**What the task asks:** Drop every picture. Then return, exactly, the lines from the beginning of the listing below through the one containing "return fig.add_axes([l /".
>>>
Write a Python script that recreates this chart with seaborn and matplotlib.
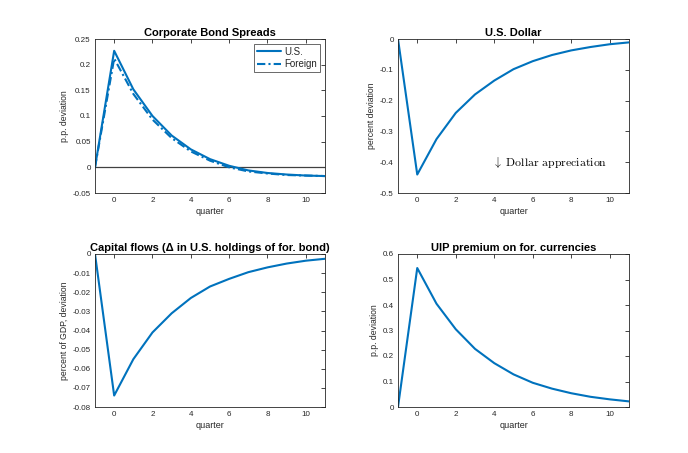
import numpy as np
import pandas as pd
import matplotlib
matplotlib.use("Agg")
import matplotlib.pyplot as plt
import seaborn as sns
from matplotlib.ticker import FuncFormatter

quarters = [-1, 0, 1, 2, 3, 4, 5, 6, 7, 8, 9, 10, 11]
spread_us = [0, 0.227, 0.152, 0.100, 0.062, 0.035, 0.016, 0.003, -0.006, -0.011, -0.014, -0.016, -0.017]
spread_foreign = [0, 0.212, 0.143, 0.093, 0.057, 0.031, 0.013, 0.000, -0.008, -0.012, -0.015, -0.016, -0.017]
dollar = [0, -0.44, -0.325, -0.240, -0.180, -0.135, -0.098, -0.072, -0.052, -0.037, -0.026, -0.017, -0.011]
capital_flows = [0, -0.074, -0.055, -0.041, -0.031, -0.023, -0.017, -0.013, -0.0095, -0.007, -0.005, -0.0035, -0.0025]
uip = [0, 0.545, 0.405, 0.305, 0.228, 0.172, 0.128, 0.095, 0.072, 0.054, 0.040, 0.030, 0.022]

sns.set_style("white")
plt.rcParams["font.family"] = ["Liberation Sans", "DejaVu Sans"]
plt.rcParams["axes.unicode_minus"] = False
plt.rcParams["mathtext.fontset"] = "cm"

BLUE = "#0072BD"
GRAY = "#262626"

fig = plt.figure(figsize=(6.88, 4.53), dpi=100)
W, H = 688.0, 453.0

def make_ax(l, r, t, b):
    return fig.add_axes([l / W, 1 - b / H, (r - l) / W, (b - t) / H])

ax1 = make_ax(95, 325, 39, 193)
ax2 = make_ax(398, 629, 39, 193)
ax3 = make_ax(95, 325, 254, 407)
ax4 = make_ax(398, 629, 254, 407)

fmt = FuncFormatter(lambda v, p: "%g" % round(v, 6))

def style(ax, title, ylabel, ylim, yticks):
    ax.set_xlim(-1, 11)
    ax.set_ylim(*ylim)
    ax.set_xticks([0, 2, 4, 6, 8, 10])
    ax.set_yticks(yticks)
    ax.yaxis.set_major_formatter(fmt)
    ax.tick_params(direction="in", length=3, width=0.6, labelsize=5.8, colors=GRAY,
                   top=True, right=True, pad=3)
    for s in ax.spines.values():
        s.set_linewidth(0.6)
        s.set_color(GRAY)
        s.set_visible(True)
    ax.set_title(title, fontsize=8, fontweight="bold", color="black", pad=2)
    ax.set_xlabel("quarter", fontsize=6.5, color=GRAY, labelpad=2)
    ax.set_ylabel(ylabel, fontsize=6.2, color=GRAY, labelpad=3)
    leg = ax.get_legend()
    if leg is not None and ax is not ax1:
        leg.remove()

df1 = pd.DataFrame({"quarter": quarters * 2,
                    "value": spread_us + spread_foreign,
                    "series": ["U.S."] * len(quarters) + ["Foreign"] * len(quarters)})
sns.lineplot(data=df1, x="quarter", y="value", hue="series", style="series",
             palette=[BLUE, BLUE], dashes=[(None, None), (4, 1.5, 1, 1.5)],
             linewidth=1.5, ax=ax1, legend=True)
ax1.axhline(0, color="#404040", linewidth=0.9, zorder=1)
style(ax1, "Corporate Bond Spreads", "p.p. deviation", (-0.05, 0.25),
      [-0.05, 0, 0.05, 0.1, 0.15, 0.2, 0.25])
h, l = ax1.get_legend_handles_labels()
leg = ax1.legend(h, l, loc="upper right", fontsize=7, frameon=True, fancybox=False,
                 edgecolor=GRAY, handlelength=2.4, borderpad=0.3, labelspacing=0.25,
                 handletextpad=0.4, borderaxespad=0.5)
leg.get_frame().set_linewidth(0.6)

sns.lineplot(x=quarters, y=dollar, color=BLUE, linewidth=1.5, ax=ax2)
style(ax2, "U.S. Dollar", "percent deviation", (-0.5, 0),
      [-0.5, -0.4, -0.3, -0.2, -0.1, 0])
ax2.text(3.9, -0.4, r"$\downarrow$ Dollar appreciation", fontsize=8.5,
         family=["cmr10"], color="black", va="center", ha="left")

sns.lineplot(x=quarters, y=capital_flows, color=BLUE, linewidth=1.5, ax=ax3)
style(ax3, "Capital flows (\u0394 in U.S. holdings of for. bond)",
      "percent of GDP, deviation", (-0.08, 0),
      [-0.08, -0.07, -0.06, -0.05, -0.04, -0.03, -0.02, -0.01, 0])

sns.lineplot(x=quarters, y=uip, color=BLUE, linewidth=1.5, ax=ax4)
style(ax4, "UIP premium on for. currencies", "p.p. deviation", (0, 0.6),
      [0, 0.1, 0.2, 0.3, 0.4, 0.5, 0.6])

fig.savefig("out.png", dpi=100, facecolor="white")
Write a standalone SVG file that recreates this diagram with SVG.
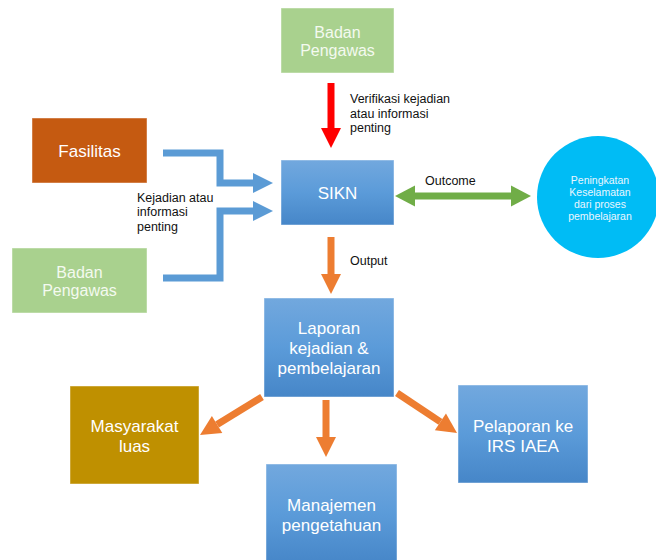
<svg xmlns="http://www.w3.org/2000/svg" width="656" height="560" viewBox="0 0 656 560">
<style>
.box{stroke:#ffffff;stroke-opacity:0.45;stroke-width:1}
.blue{fill:url(#gBlue)}
.t{font-family:"Liberation Sans",Arial,sans-serif;fill:#ffffff;text-anchor:middle}
.big{font-size:17px}
.mid{font-size:16px;fill:#F4FAF0}
.small{font-family:"Liberation Sans",Arial,sans-serif;font-size:12.5px;fill:#111111}
.ctext{font-family:"Liberation Sans",Arial,sans-serif;font-size:10.5px;fill:#EAF6FF;text-anchor:middle}
.conn{fill:none;stroke-width:7}
</style>
<defs>
<linearGradient id="gBlue" x1="0" y1="0" x2="0" y2="1">
<stop offset="0" stop-color="#72A8DE"/>
<stop offset="0.5" stop-color="#5B9BD9"/>
<stop offset="1" stop-color="#4686C8"/>
</linearGradient>
<marker id="mRed" markerUnits="userSpaceOnUse" markerWidth="20" markerHeight="20" refX="0" refY="10" orient="auto" overflow="visible"><path d="M0,0 L20,10 L0,20 z" fill="#FF0000"/></marker>
<marker id="mOrange" markerUnits="userSpaceOnUse" markerWidth="20" markerHeight="20" refX="0" refY="10" orient="auto" overflow="visible"><path d="M0,0 L20,10 L0,20 z" fill="#ED7D31"/></marker>
<marker id="mBlue" markerUnits="userSpaceOnUse" markerWidth="20" markerHeight="20" refX="0" refY="10" orient="auto" overflow="visible"><path d="M0,0 L20,10 L0,20 z" fill="#5B9BD5"/></marker>
<marker id="mGreen" markerUnits="userSpaceOnUse" markerWidth="20" markerHeight="21" refX="0" refY="10.5" orient="auto-start-reverse" overflow="visible"><path d="M0,0 L20,10.5 L0,21 z" fill="#70AD47"/></marker>
</defs>
<rect width="656" height="560" fill="#ffffff"/>

<g id="connectors">
<line class="conn" x1="331" y1="83" x2="331" y2="128" stroke="#FF0000" marker-end="url(#mRed)"/>
<polyline class="conn" points="163,153 220,153 220,183 253,183" stroke="#5B9BD5" stroke-width="6" marker-end="url(#mBlue)"/>
<polyline class="conn" points="163,278 220,278 220,211 253,211" stroke="#5B9BD5" stroke-width="6" marker-end="url(#mBlue)"/>
<line class="conn" x1="415" y1="196" x2="511" y2="196" stroke="#70AD47" marker-start="url(#mGreen)" marker-end="url(#mGreen)"/>
<line class="conn" x1="331" y1="237" x2="331" y2="274" stroke="#ED7D31" marker-end="url(#mOrange)"/>
<line class="conn" x1="326" y1="400" x2="326" y2="437" stroke="#ED7D31" marker-end="url(#mOrange)"/>
<line class="conn" x1="262" y1="397" x2="217.1" y2="424.5" stroke="#ED7D31" marker-end="url(#mOrange)"/>
<line class="conn" x1="397" y1="393" x2="440.4" y2="421.9" stroke="#ED7D31" marker-end="url(#mOrange)"/>
<text class="small" x="350" y="103">Verifikasi kejadian</text>
<text class="small" x="350" y="117.5">atau informasi</text>
<text class="small" x="350" y="132">penting</text>
<text class="small" x="137" y="201.5">Kejadian atau</text>
<text class="small" x="137" y="216">informasi</text>
<text class="small" x="137" y="230.5">penting</text>
<text class="small" x="425" y="185">Outcome</text>
<text class="small" x="350" y="265">Output</text>
</g>

<g id="badan-top">
<rect class="box" x="281" y="8" width="113" height="65" fill="#A9D18E"/>
<text class="t mid" x="337.5" y="38">Badan</text>
<text class="t mid" x="337.5" y="56">Pengawas</text>
</g>

<g id="fasilitas">
<rect class="box" x="32" y="118" width="115" height="65" fill="#C55A11"/>
<text class="t big" x="89.5" y="157">Fasilitas</text>
</g>

<g id="badan-left">
<rect class="box" x="12" y="248" width="135" height="65" fill="#A9D18E"/>
<text class="t mid" x="79.5" y="278">Badan</text>
<text class="t mid" x="79.5" y="296">Pengawas</text>
</g>

<g id="sikn">
<rect class="box blue" x="281" y="160" width="113" height="65"/>
<text class="t big" x="337.5" y="199">SIKN</text>
</g>

<g id="peningkatan">
<circle cx="598" cy="197" r="61" fill="#00BCF5"/>
<text class="ctext" x="600" y="183.5">Peningkatan</text>
<text class="ctext" x="600" y="195.5">Keselamatan</text>
<text class="ctext" x="600" y="207.5">dari proses</text>
<text class="ctext" x="600" y="219.5">pembelajaran</text>
</g>

<g id="laporan">
<rect class="box blue" x="264" y="298" width="130" height="99"/>
<text class="t big" x="329" y="334">Laporan</text>
<text class="t big" x="329" y="354">kejadian &amp;</text>
<text class="t big" x="329" y="374">pembelajaran</text>
</g>

<g id="masyarakat">
<rect class="box" x="70" y="386" width="129" height="98" fill="#BF9000"/>
<text class="t big" x="134.5" y="432">Masyarakat</text>
<text class="t big" x="134.5" y="452">luas</text>
</g>

<g id="pelaporan">
<rect class="box blue" x="458" y="385" width="130" height="98"/>
<text class="t big" x="523" y="432">Pelaporan ke</text>
<text class="t big" x="523" y="452">IRS IAEA</text>
</g>

<g id="manajemen">
<rect class="box blue" x="266" y="464" width="131" height="100"/>
<text class="t big" x="331.5" y="511">Manajemen</text>
<text class="t big" x="331.5" y="531">pengetahuan</text>
</g>
</svg>
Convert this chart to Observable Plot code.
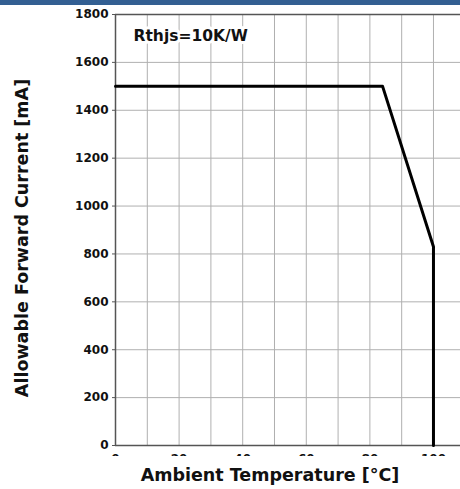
<!DOCTYPE html>
<html>
<head>
<meta charset="utf-8">
<script src="https://cdn.jsdelivr.net/npm/d3@7"></script>
<script src="https://cdn.jsdelivr.net/npm/@observablehq/plot@0.6"></script>
<style>
  html, body { margin: 0; padding: 0; background: #fff; }
  #bar { height: 5px; background: #335f92; width: 460px; }
  #xlabel { font-family: "DejaVu Sans", sans-serif; font-weight: bold; font-size: 17.5px; line-height: 20px;
            color: #111; width: 380px; padding-left: 80px; text-align: center; margin-top: 9px; }
</style>
</head>
<body>
<div id="bar"></div>
<div id="chart"></div>
<div id="xlabel">Ambient Temperature [°C]</div>
<script>
// Data
const temps = [0, 84, 100, 100];          // °C
const currents = [1500, 1500, 830, 0];    // mA
const xTicks = [0, 20, 40, 60, 80, 100];
const xGrid = [10, 20, 30, 40, 50, 60, 70, 80, 90, 100];
const yTicks = [0, 200, 400, 600, 800, 1000, 1200, 1400, 1600, 1800];
const title = "Rthjs=10K/W";
const yLabel = "Allowable Forward Current [mA]";

const curve = temps.map((t, i) => ({t, c: currents[i]}));

const plot = Plot.plot({
  width: 460,
  height: 451,
  marginTop: 9,
  marginLeft: 115,
  marginRight: 0,
  marginBottom: 11,
  style: {fontFamily: "'DejaVu Sans', sans-serif", fontWeight: "bold", fontSize: "12px", color: "#111", overflow: "hidden", background: "white"},
  x: {domain: [0, 108.5]},
  y: {domain: [0, 1800]},
  marks: [
    Plot.gridX(xGrid, {stroke: "#b0b0b0", strokeOpacity: 1, strokeWidth: 1}),
    Plot.gridY(yTicks, {stroke: "#b0b0b0", strokeOpacity: 1, strokeWidth: 1}),
    Plot.axisY(yTicks, {tickSize: 3, tickPadding: 4, label: null, stroke: "#555", tickFormat: d3.format("d")}),
    Plot.axisX(xTicks, {tickSize: 0, tickPadding: 9, label: null, tickFormat: d3.format("d")}),
    Plot.ruleX([0], {stroke: "#555", strokeWidth: 1.5}),
    Plot.ruleY([0, 1800], {stroke: "#555", strokeWidth: 1.5}),
    Plot.line(curve, {x: "t", y: "c", stroke: "black", strokeWidth: 3}),
    Plot.text([title], {frameAnchor: "top-left", dx: 18, dy: 15, fontSize: 15.5, fontWeight: "bold", textAnchor: "start", fill: "#111", stroke: "white", strokeWidth: 6}),
    Plot.text([yLabel], {frameAnchor: "left", rotate: -90, dx: -93, dy: 8, fontSize: 17.5, fontWeight: "bold", fill: "#111", textAnchor: "middle", lineAnchor: "middle"})
  ]
});
document.getElementById("chart").appendChild(plot);
</script>
</body>
</html>
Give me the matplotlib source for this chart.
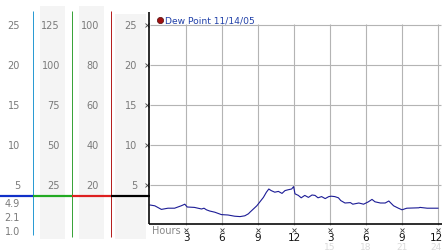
<<<
**Result of this task:**
Write a Python script that recreates this chart with seaborn and matplotlib.
import numpy as np
import pandas as pd
import matplotlib
matplotlib.use("Agg")
import matplotlib.pyplot as plt
import seaborn as sns
from matplotlib.ticker import FuncFormatter

quarters = [-1, 0, 1, 2, 3, 4, 5, 6, 7, 8, 9, 10, 11]
spread_us = [0, 0.227, 0.152, 0.100, 0.062, 0.035, 0.016, 0.003, -0.006, -0.011, -0.014, -0.016, -0.017]
spread_foreign = [0, 0.212, 0.143, 0.093, 0.057, 0.031, 0.013, 0.000, -0.008, -0.012, -0.015, -0.016, -0.017]
dollar = [0, -0.44, -0.325, -0.240, -0.180, -0.135, -0.098, -0.072, -0.052, -0.037, -0.026, -0.017, -0.011]
capital_flows = [0, -0.074, -0.055, -0.041, -0.031, -0.023, -0.017, -0.013, -0.0095, -0.007, -0.005, -0.0035, -0.0025]
uip = [0, 0.545, 0.405, 0.305, 0.228, 0.172, 0.128, 0.095, 0.072, 0.054, 0.040, 0.030, 0.022]

sns.set_style("white")
plt.rcParams["font.family"] = ["Liberation Sans", "DejaVu Sans"]
plt.rcParams["axes.unicode_minus"] = False
plt.rcParams["mathtext.fontset"] = "cm"

BLUE = "#0072BD"
GRAY = "#262626"

fig = plt.figure(figsize=(6.88, 4.53), dpi=100)
W, H = 688.0, 453.0

def make_ax(l, r, t, b):
    return fig.add_axes([l / W, 1 - b / H, (r - l) / W, (b - t) / H])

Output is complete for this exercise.